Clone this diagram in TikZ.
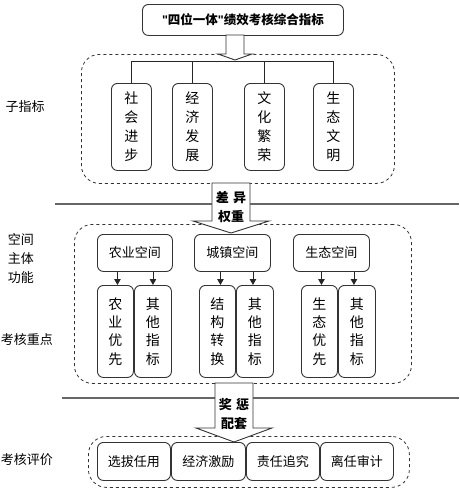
\documentclass[tikz,border=0pt]{standalone}
\usepackage{fontspec}
\setmainfont{Noto Sans CJK SC}
\newfontfamily\latinq{Liberation Sans}
\usetikzlibrary{arrows.meta}
\begin{document}
\begin{tikzpicture}[x=1pt,y=-1pt,
  box/.style={draw=black!80, line width=0.9pt, rounded corners=6pt, inner sep=0pt, align=center, anchor=north west},
  group/.style={draw=black!80, dashed, line width=0.8pt, rounded corners=18pt, inner sep=0pt, anchor=north west},
  sep/.style={draw=black!60, line width=1.3pt},
  hollow/.style={draw=black!80, fill=white, line width=0.9pt},
  lbl/.style={font=\fontsize{13}{19}\selectfont, align=center, inner sep=0pt},
  vtext/.style={font=\fontsize{14}{19}\selectfont},
  vtextb/.style={font=\fontsize{14}{18.4}\selectfont},
  htext/.style={font=\fontsize{13}{16}\selectfont},
  arrt/.style={font=\bfseries\fontsize{13}{19}\selectfont, align=center, inner sep=0pt},
  conn/.style={draw=black!85, line width=0.9pt},
  arr/.style={conn, -{Triangle[length=6pt,width=6.5pt]}}
]
\useasboundingbox (0,0) rectangle (459,493);

% title
\node[box, minimum width=201pt, minimum height=31pt, font=\bfseries\fontsize{12.5}{15}\selectfont] (title) at (142,4) {{\latinq\bfseries "}四位一体{\latinq\bfseries "}绩效考核综合指标};

% group 1
\node[group, minimum width=313pt, minimum height=129pt] (g1) at (81,54) {};
\node[box, vtext, minimum width=40pt, minimum height=87pt] (b1) at (111,83) {社\\会\\进\\步};
\node[box, vtext, minimum width=40pt, minimum height=87pt] (b2) at (172,83) {经\\济\\发\\展};
\node[box, vtext, minimum width=40pt, minimum height=87pt] (b3) at (244,83) {文\\化\\繁\\荣};
\node[box, vtext, minimum width=40pt, minimum height=87pt] (b4) at (313,83) {生\\态\\文\\明};
\coordinate (bus) at (0,61);
\draw[conn] (b1.north) -- (b1.north |- bus) -- (b4.north |- bus) -- (b4.north);
\draw[conn] (b2.north |- bus) -- (b2.north);
\draw[conn] (b3.north |- bus) -- (b3.north);

% small hollow arrow
\draw[hollow] (226,35) -- (244,35) -- (244,54) -- (252,54) -- (235,60) -- (218,54) -- (226,54) -- cycle;

% separators
\draw[sep] (55,204) -- (459,204);
\draw[sep] (62,398) -- (459,398);

% group 2
\node[group, minimum width=337pt, minimum height=159pt] (g2) at (74,224) {};
\draw[hollow] (212,183) -- (250,183) -- (250,221) -- (269,221) -- (231,233) -- (193,221) -- (212,221) -- cycle;
\node[arrt] (w1) at (231,207.5) {差\,\,异\\权重};

\node[box, htext, minimum width=75pt, minimum height=37pt] (s1) at (97,234) {农业空间};
\node[box, htext, minimum width=76pt, minimum height=37pt] (s2) at (194,234) {城镇空间};
\node[box, htext, minimum width=76pt, minimum height=37pt] (s3) at (293,234) {生态空间};

\node[box, vtextb, minimum width=36pt, minimum height=92pt] (k1) at (97,285) {农\\业\\优\\先};
\node[box, vtextb, minimum width=37pt, minimum height=92pt] (k2) at (134,285) {其\\他\\指\\标};
\node[box, vtextb, minimum width=36pt, minimum height=92pt] (k3) at (199,285) {结\\构\\转\\换};
\node[box, vtextb, minimum width=37pt, minimum height=92pt] (k4) at (236,285) {其\\他\\指\\标};
\node[box, vtextb, minimum width=36pt, minimum height=92pt] (k5) at (301,285) {生\\态\\优\\先};
\node[box, vtextb, minimum width=37pt, minimum height=92pt] (k6) at (338,285) {其\\他\\指\\标};

\draw[arr] ([xshift=2pt]k1.north |- s1.south) -- ([xshift=2pt]k1.north);
\draw[arr] (k2.north |- s1.south) -- (k2.north);
\draw[arr] ([xshift=3pt]k3.north |- s2.south) -- ([xshift=3pt]k3.north);
\draw[arr] ([xshift=-2pt]k4.north |- s2.south) -- ([xshift=-2pt]k4.north);
\draw[arr] ([xshift=2pt]k5.north |- s3.south) -- ([xshift=2pt]k5.north);
\draw[arr] ([xshift=-3pt]k6.north |- s3.south) -- ([xshift=-3pt]k6.north);

% group 3
\node[group, minimum width=321pt, minimum height=51pt] (g3) at (88,436) {};
\draw[hollow] (215,383) -- (253,383) -- (253,428) -- (272,428) -- (234,442) -- (196,428) -- (215,428) -- cycle;
\node[arrt] (w2) at (234,414) {奖\,\,惩\\配套};

\node[box, htext, minimum width=73pt, minimum height=38pt] (e1) at (97,442) {选拔任用};
\node[box, htext, minimum width=74pt, minimum height=38pt] (e2) at (171,442) {经济激励};
\node[box, htext, minimum width=73pt, minimum height=38pt] (e3) at (246,442) {责任追究};
\node[box, htext, minimum width=73pt, minimum height=38pt] (e4) at (320,442) {离任审计};

% left labels
\node[lbl] (l1) at (25,107) {子指标};
\node[lbl] (l2) at (21,259) {空间\\主体\\功能};
\node[lbl] (l3) at (27,340) {考核重点};
\node[lbl] (l4) at (27,460) {考核评价};
\end{tikzpicture}
\end{document}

= = =

> Work required
Go through the listing above and write it out again exactly, dropping the pictures.

> Final result
Clone this diagram in TikZ.
\documentclass[tikz,border=0pt]{standalone}
\usepackage{fontspec}
\setmainfont{Noto Sans CJK SC}
\newfontfamily\latinq{Liberation Sans}
\usetikzlibrary{arrows.meta}
\begin{document}
\begin{tikzpicture}[x=1pt,y=-1pt,
  box/.style={draw=black!80, line width=0.9pt, rounded corners=6pt, inner sep=0pt, align=center, anchor=north west},
  group/.style={draw=black!80, dashed, line width=0.8pt, rounded corners=18pt, inner sep=0pt, anchor=north west},
  sep/.style={draw=black!60, line width=1.3pt},
  hollow/.style={draw=black!80, fill=white, line width=0.9pt},
  lbl/.style={font=\fontsize{13}{19}\selectfont, align=center, inner sep=0pt},
  vtext/.style={font=\fontsize{14}{19}\selectfont},
  vtextb/.style={font=\fontsize{14}{18.4}\selectfont},
  htext/.style={font=\fontsize{13}{16}\selectfont},
  arrt/.style={font=\bfseries\fontsize{13}{19}\selectfont, align=center, inner sep=0pt},
  conn/.style={draw=black!85, line width=0.9pt},
  arr/.style={conn, -{Triangle[length=6pt,width=6.5pt]}}
]
\useasboundingbox (0,0) rectangle (459,493);

% title
\node[box, minimum width=201pt, minimum height=31pt, font=\bfseries\fontsize{12.5}{15}\selectfont] (title) at (142,4) {{\latinq\bfseries "}四位一体{\latinq\bfseries "}绩效考核综合指标};

% group 1
\node[group, minimum width=313pt, minimum height=129pt] (g1) at (81,54) {};
\node[box, vtext, minimum width=40pt, minimum height=87pt] (b1) at (111,83) {社\\会\\进\\步};
\node[box, vtext, minimum width=40pt, minimum height=87pt] (b2) at (172,83) {经\\济\\发\\展};
\node[box, vtext, minimum width=40pt, minimum height=87pt] (b3) at (244,83) {文\\化\\繁\\荣};
\node[box, vtext, minimum width=40pt, minimum height=87pt] (b4) at (313,83) {生\\态\\文\\明};
\coordinate (bus) at (0,61);
\draw[conn] (b1.north) -- (b1.north |- bus) -- (b4.north |- bus) -- (b4.north);
\draw[conn] (b2.north |- bus) -- (b2.north);
\draw[conn] (b3.north |- bus) -- (b3.north);

% small hollow arrow
\draw[hollow] (226,35) -- (244,35) -- (244,54) -- (252,54) -- (235,60) -- (218,54) -- (226,54) -- cycle;

% separators
\draw[sep] (55,204) -- (459,204);
\draw[sep] (62,398) -- (459,398);

% group 2
\node[group, minimum width=337pt, minimum height=159pt] (g2) at (74,224) {};
\draw[hollow] (212,183) -- (250,183) -- (250,221) -- (269,221) -- (231,233) -- (193,221) -- (212,221) -- cycle;
\node[arrt] (w1) at (231,207.5) {差\,\,异\\权重};

\node[box, htext, minimum width=75pt, minimum height=37pt] (s1) at (97,234) {农业空间};
\node[box, htext, minimum width=76pt, minimum height=37pt] (s2) at (194,234) {城镇空间};
\node[box, htext, minimum width=76pt, minimum height=37pt] (s3) at (293,234) {生态空间};

\node[box, vtextb, minimum width=36pt, minimum height=92pt] (k1) at (97,285) {农\\业\\优\\先};
\node[box, vtextb, minimum width=37pt, minimum height=92pt] (k2) at (134,285) {其\\他\\指\\标};
\node[box, vtextb, minimum width=36pt, minimum height=92pt] (k3) at (199,285) {结\\构\\转\\换};
\node[box, vtextb, minimum width=37pt, minimum height=92pt] (k4) at (236,285) {其\\他\\指\\标};
\node[box, vtextb, minimum width=36pt, minimum height=92pt] (k5) at (301,285) {生\\态\\优\\先};
\node[box, vtextb, minimum width=37pt, minimum height=92pt] (k6) at (338,285) {其\\他\\指\\标};

\draw[arr] ([xshift=2pt]k1.north |- s1.south) -- ([xshift=2pt]k1.north);
\draw[arr] (k2.north |- s1.south) -- (k2.north);
\draw[arr] ([xshift=3pt]k3.north |- s2.south) -- ([xshift=3pt]k3.north);
\draw[arr] ([xshift=-2pt]k4.north |- s2.south) -- ([xshift=-2pt]k4.north);
\draw[arr] ([xshift=2pt]k5.north |- s3.south) -- ([xshift=2pt]k5.north);
\draw[arr] ([xshift=-3pt]k6.north |- s3.south) -- ([xshift=-3pt]k6.north);

% group 3
\node[group, minimum width=321pt, minimum height=51pt] (g3) at (88,436) {};
\draw[hollow] (215,383) -- (253,383) -- (253,428) -- (272,428) -- (234,442) -- (196,428) -- (215,428) -- cycle;
\node[arrt] (w2) at (234,414) {奖\,\,惩\\配套};

\node[box, htext, minimum width=73pt, minimum height=38pt] (e1) at (97,442) {选拔任用};
\node[box, htext, minimum width=74pt, minimum height=38pt] (e2) at (171,442) {经济激励};
\node[box, htext, minimum width=73pt, minimum height=38pt] (e3) at (246,442) {责任追究};
\node[box, htext, minimum width=73pt, minimum height=38pt] (e4) at (320,442) {离任审计};

% left labels
\node[lbl] (l1) at (25,107) {子指标};
\node[lbl] (l2) at (21,259) {空间\\主体\\功能};
\node[lbl] (l3) at (27,340) {考核重点};
\node[lbl] (l4) at (27,460) {考核评价};
\end{tikzpicture}
\end{document}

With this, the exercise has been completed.